Album review: Foster the People – ‘Sacred Hearts Club’
Foster the People have gone through a whole bunch of changes the last few years. After striking it big with their crossover hit Pumped Up Kicks, the band seem set for super stardom. Their 2011 debut album Torches solidified the band, proving to be a major critical and commercial success. Carving out a niche for themselves in the indie pop scene, the band following this up with 2014’s Supermodel, which went in a more rock-influenced direction.
Despite having some occasional solid moments (such as the tracks Coming of Age, Best Friend and the criminally under-appreciated Goats in Trees), this sophomore effort was a bit of an all-round misfire, mostly because of the sub-par songwriting that didn’t do the sounds they were going for justice.
But, flash forward to now. With several lineup changes, the band is back with their third effort. This record sees Foster the People head back to their pop roots, however this time with a more potent psychedelic and indietronica edge, using sounds from the 60s and 70s to give us a bit of a throwback feel to the record.
The sounds of the record are its major strengths: unlike the hodgepodge nature of Supermodel, Sacred Hearts Club feels like a cohesive project, with tracks connecting and flowing together. The clean production style really compliments the sound that the band was going for, and it allows for particular moments of stunning music. Foster in many of the tracks sounds like he is singing through a thick haze of synthesizers, which distorts and makes the tracks flow effortlessly.
The highlight of the record is undoubtedly Sit Next to Me, proving to be a real case of less-is-more. Its tried and true songwriting style combined with its production, hip-hop and psychedelic influences makes for a really impactful song, as Foster sings about resurrecting a relationship. Doing it for the Money is another strong example, with its hip-hop influences worn on its sleeve.

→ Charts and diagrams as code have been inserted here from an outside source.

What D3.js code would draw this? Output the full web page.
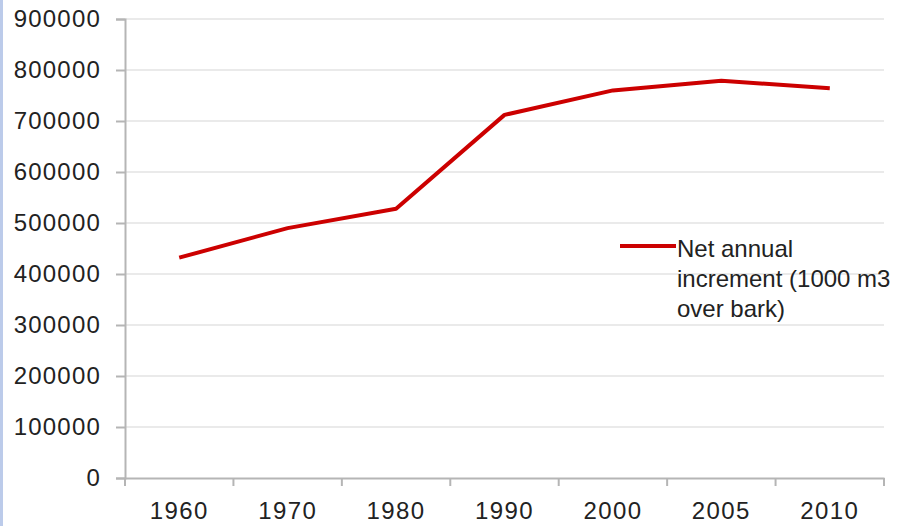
<html>
<head>
<style>
  body { margin: 0; background: #fff; }
  svg text { font-family: "Liberation Sans", Arial, sans-serif; fill: #222; }
</style>
</head>
<body>
<div id="chart"></div>
<script src="https://d3js.org/d3.v7.min.js"></script>
<script>
// data
var years = ["1960", "1970", "1980", "1990", "2000", "2005", "2010"];
var increment = [432000, 490000, 528000, 712000, 760000, 779000, 764000];
var yTicks = [0, 100000, 200000, 300000, 400000, 500000, 600000, 700000, 800000, 900000];
var legendLines = ["Net annual", "increment (1000 m3", "over bark)"];

var width = 920, height = 526;
var margin = {top: 19, right: 36, bottom: 48, left: 125};

var svg = d3.select("#chart").append("svg")
  .attr("width", width)
  .attr("height", height);

// thin blue strip on the left edge
svg.append("rect")
  .attr("x", 0).attr("y", 0)
  .attr("width", 3).attr("height", height)
  .attr("fill", "#bccbea");

var x = d3.scaleBand()
  .domain(years)
  .range([margin.left, width - margin.right]);

var y = d3.scaleLinear()
  .domain([0, 900000])
  .range([height - margin.bottom, margin.top]);

// gridlines
svg.append("g")
  .selectAll("line")
  .data(yTicks.slice(1))
  .enter().append("line")
  .attr("x1", margin.left)
  .attr("x2", width - margin.right)
  .attr("y1", function(d) { return y(d); })
  .attr("y2", function(d) { return y(d); })
  .attr("stroke", "#e3e3e3")
  .attr("stroke-width", 1.5);

// y axis
var yAxis = svg.append("g")
  .attr("transform", "translate(" + margin.left + ",0)")
  .call(d3.axisLeft(y).tickValues(yTicks).tickSize(9).tickPadding(15).tickFormat(d3.format("d")));
yAxis.select(".domain").attr("stroke", "#b5b5b5").attr("stroke-width", 2);
yAxis.selectAll(".tick line").attr("stroke", "#b5b5b5").attr("stroke-width", 2);
yAxis.selectAll("text")
  .style("font-size", "24px")
  .style("letter-spacing", "1.2px")
  .attr("fill", "#222");

// x axis, ticks sit on band edges
var xAxis = svg.append("g")
  .attr("transform", "translate(0," + (height - margin.bottom) + ")")
  .call(d3.axisBottom(x).tickSize(0).tickPadding(24));
xAxis.select(".domain").attr("stroke", "#b5b5b5").attr("stroke-width", 2);
xAxis.selectAll("text")
  .style("font-size", "24px")
  .style("letter-spacing", "1.4px")
  .attr("fill", "#222");
var edges = years.map(function(d) { return x(d); }).concat([x(years[years.length - 1]) + x.bandwidth()]);
xAxis.selectAll(".edge")
  .data(edges)
  .enter().append("line")
  .attr("class", "edge")
  .attr("x1", function(d) { return d; })
  .attr("x2", function(d) { return d; })
  .attr("y1", 0)
  .attr("y2", 8)
  .attr("stroke", "#b5b5b5")
  .attr("stroke-width", 2);

// the series line
var line = d3.line()
  .x(function(d, i) { return x(years[i]) + x.bandwidth() / 2; })
  .y(function(d) { return y(d); });

svg.append("path")
  .datum(increment)
  .attr("d", line)
  .attr("fill", "none")
  .attr("stroke", "#cc0000")
  .attr("stroke-width", 4)
  .attr("stroke-linejoin", "round");

// legend
var legend = svg.append("g").attr("transform", "translate(620,246)");
legend.append("line")
  .attr("x1", 0).attr("x2", 56)
  .attr("y1", 0).attr("y2", 0)
  .attr("stroke", "#cc0000")
  .attr("stroke-width", 4);
legend.selectAll("text")
  .data(legendLines)
  .enter().append("text")
  .attr("x", 57)
  .attr("y", function(d, i) { return 11 + i * 30; })
  .style("font-size", "24px")
  .attr("fill", "#222")
  .text(function(d) { return d; });
</script>
</body>
</html>
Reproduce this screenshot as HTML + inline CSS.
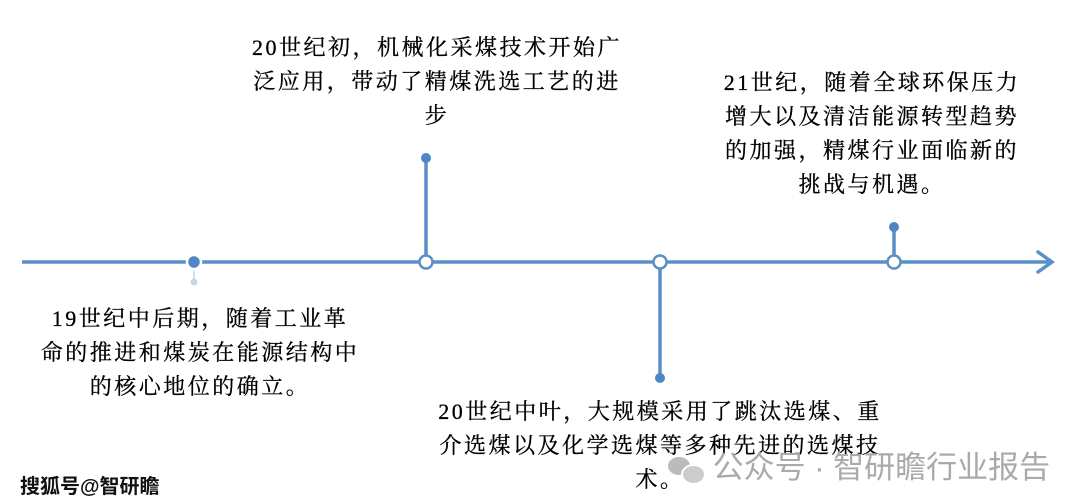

The highlight of the record is undoubtedly Sit Next to Me, proving to be a real case of less-is-more.
These are side to side with the likes of rhythm driven Static Space Lover (which features an awesome guest vocal performance from Jena Molene) and tracks like SHC, which are much more within the band’s wheelhouse. The sounds of the record are consistently fascinating, and it would make for an overall solid record if only the songwriting had any memorable bite to it.
Sacred Hearts Club stumbles in much the same way that Supermodel did: in that you have so many interesting sounds and performances scattered across the record, but the songwriting makes it all feel so unexciting and unadventurous. Dare I say it, maybe even a bit boring.
Supermodel felt much like the band was shooting for complex, detailed songwriting and landing in a bit of a mess. Here, it’s pretty much exactly the same. Songs like I Love My Friends seem so shallow in writing style, while Orange Dream and Time to Get Closer barely have an impact.
Taking the cake, though, is Loyal like Sid & Nancy, which seems to cover about 10 musical genres over the course of its four-minute runtime. While it seems intentional for the song to be all over the place and just as cacophonous as the eponymous relationship, the result is an ugly mess of a track that actually isn’t that nice to listen to.
In short, Sacred Hearts Club has its high moments, but there are just as many lows. Maybe if the band went back to the less-is-more songwriting style of songs like Pumped Up Kicks, it might see them strike gold again. Overall, this record ended up being passable, but not much more.